How do we work with these physically meaningful subspaces? We find an orthonormal basis for them. Once we have this basis, we can construct a projection operator. This operator acts like a perfect filter: when it acts on an arbitrary state, it discards everything that is not in the desired subspace and keeps only the relevant part. Orthonormal bases provide the tools to ask specific physical questions—"How much of this state is a spin-triplet?"—and get a clear, quantitative answer.

Beyond the Obvious: Hidden Dimensions and Abstract Structures

The power of orthonormal bases even allows us to describe structures that seem to defy simple description. For many years, scientists believed that all crystalline solids must have a periodic, repeating lattice structure. Then, quasicrystals were discovered—materials that are clearly ordered but have no repeating unit cell. Their diffraction patterns showed "forbidden" symmetries, like five-fold or eight-fold rotational symmetry.

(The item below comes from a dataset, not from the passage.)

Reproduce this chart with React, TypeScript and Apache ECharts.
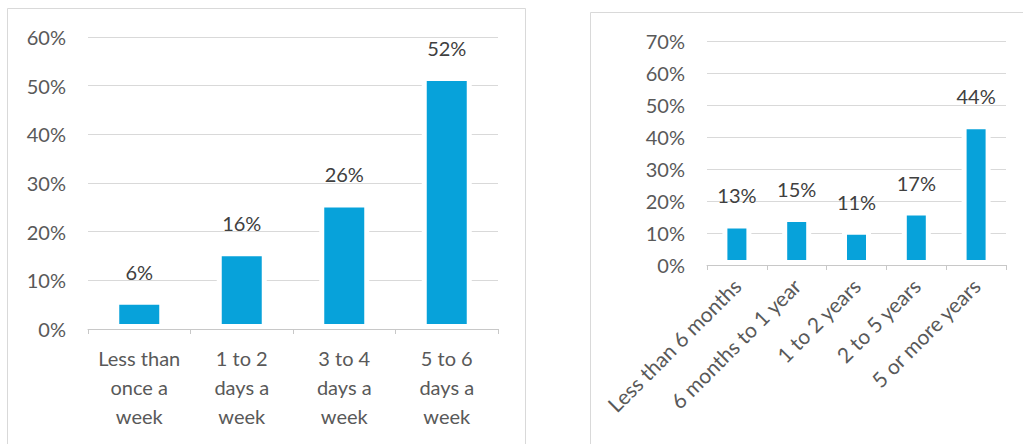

The explanation is one of the most beautiful in modern physics, and it relies on orthonormal bases. A quasicrystal can be understood as a lower-dimensional projection of a perfectly ordinary, periodic crystal living in a higher-dimensional space. One starts with a standard, simple orthonormal basis in, say, four dimensions. The 4D space is then sliced into a 2D "physical" subspace and a 2D "perpendicular" subspace. The projection of the 4D basis vectors onto our 2D physical world creates a new set of basis vectors that are no longer simple or orthogonal, but which perfectly describe the intricate, non-repeating pattern of the quasicrystal. The hidden order was there all along, in the simplicity of an orthonormal basis in a higher dimension.

Finally, in the abstract realm of functional analysis, which studies infinite-dimensional spaces, orthonormal bases play a starring role. In an infinite-dimensional Hilbert space, we can have an infinite orthonormal sequence of basis vectors. What happens when a linear operator acts on this sequence? The answer tells us something deep about the nature of the operator. For a special class of operators called "compact" operators, they must "crush" this infinite basis—the sequence of transformed basis vectors must converge to the zero vector. This property, that the operator's multipliers on the basis must fade to nothing, becomes a defining characteristic of compactness. It is a way of using an orthonormal basis to measure the "size" and behavior of transformations in an infinite world.

From analyzing data to solving continent-spanning equations, from navigating curved spacetime to revealing the structure of impossible crystals, the orthonormal basis is a concept of stunning versatility and power. It is the physicist's ruler, the engineer's scaffolding, and the mathematician's elegant key. It teaches us a fundamental lesson: faced with complexity, the first and most powerful step is often to choose a better point of view, to find that perfect set of non-interfering directions that allows the underlying simplicity of the problem to shine through.